A Cicero with a future


WASHINGTON

Winning California’s state lottery with the first ticket he bought put Kevin McCarthy, then 20, on a path to becoming, in January, the third-ranking Republican leader of a House majority pledged to make government less bountiful. With the $5,000 he won in 1985, McCarthy opened a sandwich shop in a nook in a small mall in Bakersfield, and hung a sign calling attention to it. When a government vehicle arrived, he thought city hall might have come “to give me the key to the city” as thanks for generating some jobs and sales tax revenues. But Bakersfield’s bureaucracy wanted to complain about his sign, which somehow fell short of sign orthodoxy.

Annoyance led, as it often does, to politics. McCarthy served on the staff of the local congressman, then was elected minority leader in his first term in the state Assembly. He came to Congress in 2007 and in the 2009-10 election cycle was chief recruiter of candidates, such as Congressman-elect Stephen Fincher from — really — Frog Jump, Tenn.

And Sean Duffy, the five-time world champion log climber (if you yawn you are not from northern Wisconsin) who forced Democratic Rep. David Obey, mighty chairman of the Appropriations Committee, not to seek a 22nd term. Duffy did so using ads McCarthy suggested, noting that Obey came to Congress before Woodstock and the moon landing occurred.

‘Young Guns’

McCarthy is one of the three intelligent authors (with Virginia’s Eric Cantor, 47, soon to be majority leader, and Wisconsin’s Paul Ryan, 40, incoming chairman of the Budget Committee) of a book with the unintelligent title “Young Guns.” They should be auditioning for the role of Cicero, not Shane.

McCarthy has never been in a majority, in Sacramento or Washington. His 13-member freshman class elected in the dreadful (for Republicans) year of 2006 was the smallest cohort of new Republicans since the House was expanded to 435 seats in 1913. But he favors running the House in a way that would dilute control by the majority’s leaders, of which he is to be one, and would make life sweeter for the minority: He thinks every member should be empowered to offer amendments to spending bills. That expresses his view — which also was the Founders’, although they did not put it this way — that “the Senate is the country club, we are the IHOP.”

The reason Republicans think winning the presidency in 2012 is essential to fulfilling the promise of 2010 is that Barack Obama, former paladin of change, will veto change.
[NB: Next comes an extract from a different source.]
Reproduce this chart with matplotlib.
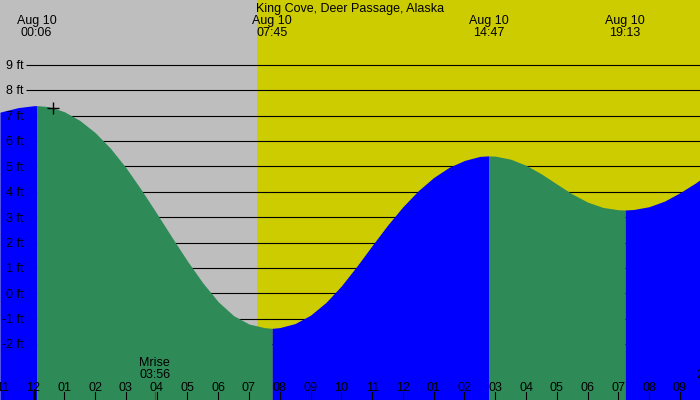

So McCarthy understands that, pending a Republican president, much of Republican governance must occur down in the weeds of government — in the Federal Register, the record of the regulations by which the executive branch exercises its will without much congressional supervision or circumscription.

But looking up from the weeds at the clouds, McCarthy has a dismaying desire to bring a “futurist” to speak to the Republican caucus each week. This betrays an unconservative faith in prophets — pursuing prophecy is a recipe for forfeiting the present — and is a depressing reminder of Speaker Newt Gingrich’s swoon about Alvin Toffler’s books “Future Shock” and “The Third Wave.” Gingrich said of himself, oxymoronically, “I am a conservative futurist.”

Great Society

McCarthy was born in January 1965, the month when Democrats, their ranks swollen by 38 House members and two senators because of Lyndon Johnson’s 1964 landslide, began the overreaching, aka the Great Society, that in 1966 produced losses of 47 House and three Senate seats.

The biggest threat to Republicans, who are currently flushed with victory, is, McCarthy thinks, the delusion that “they won the election. They didn’t win anything.” Rather, Democrats got themselves fired. McCarthy is too polite to say that the Democrats were terminated because they, like the president, misread the 2008 elections as much more than the electorate’s pink slip for Republicans who were spendthrifts at home and blunderers abroad.

McCarthy says “this country likes to re-elect its presidents.” But it did not re-elect one of the last two Democratic presidents (Jimmy Carter). And the one it re-elected (Bill Clinton) had the advantage, as it turned out, of a bumptious new Republican House majority that made mistakes — e.g., the government shutdown — characteristic of people who, lacking the patience of politics, seek shortcuts to the future.